Part of me wishes deep down that Leia Organa, or anyone important really, had been Rey’s mom, so we could have done awesome mother-daughter cosplays together.
The geek and fandom narrative has always been based around fathers, sons, and men in general, but we’re starting to reclaim it. And if you look at the history of fandom, it is defined by women. The old fanzines for Star Trek and Star Wars were printed and distributed by women. Women crafted cosplays and organized events. And yet, with every turn, the history of women in fandom is erased, or belittled. So many geek narratives in fiction are either about those who found fandom on their own, or those who had it passed down to them by their fathers or brothers.
I had the immense privilege of working on the docu-series Looking for Leia this past fall, and while watching interview footage and listening to women being interviewed, a common thread was how Star Wars had been part of their family experience, not just with fathers but with mothers as well. The series is a testament to the power of women and our shared history in fandom, as well as a way to talk about how fandom can become a family experience. Despite the modern narrative being about men, it proves that the fandom’s history and future lie with the women who share it with those around them.
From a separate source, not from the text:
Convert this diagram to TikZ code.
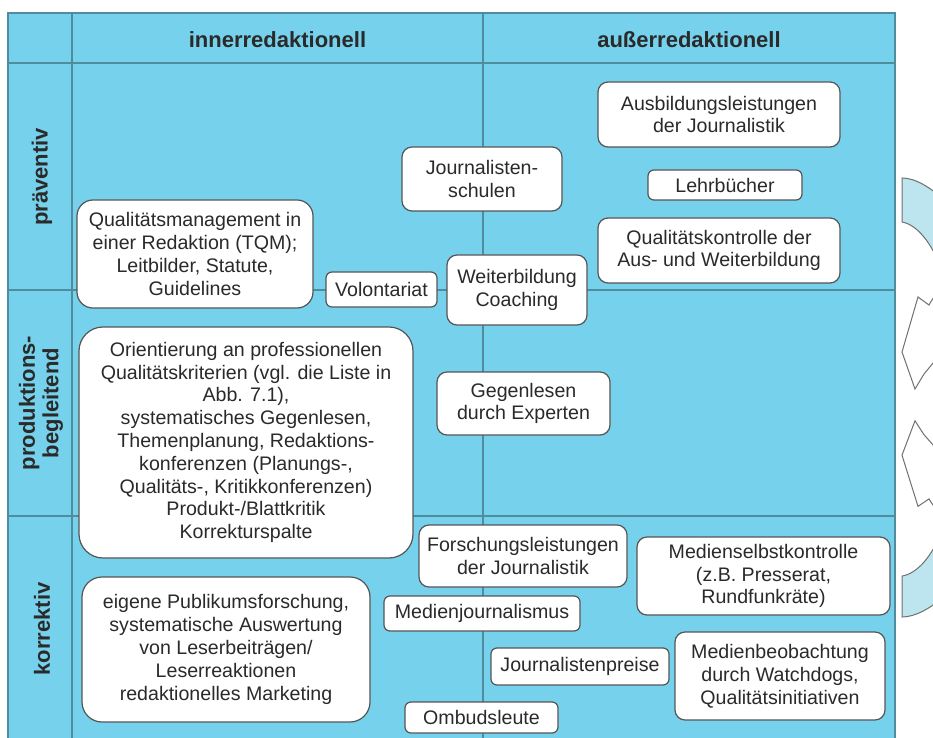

My own mother will never write fanfiction, though we did once have a lengthy conversation that was basically us writing our own The Walking Dead AU where Shane survived to season three. She might never cosplay, or post headcanons on social media. But fandom is something we share, even if we reversed it and I passed it on to her. In the same way, I’ll pass my fandom onto my children should I ever adopt or have them.
In 2016, The Mary Sue ran an article on Sam and Nancy Maggs, a geeky mother-daughter duo. Nancy spoke of ways to help encourage a younger generation of geeks, saying: “Be supportive, encourage their interests and share in their excitement.” Encourage the younger generation, be they your own children or kids who look up to you. Build a better community for tomorrow, and your daughters will never be excluded from their own narrative.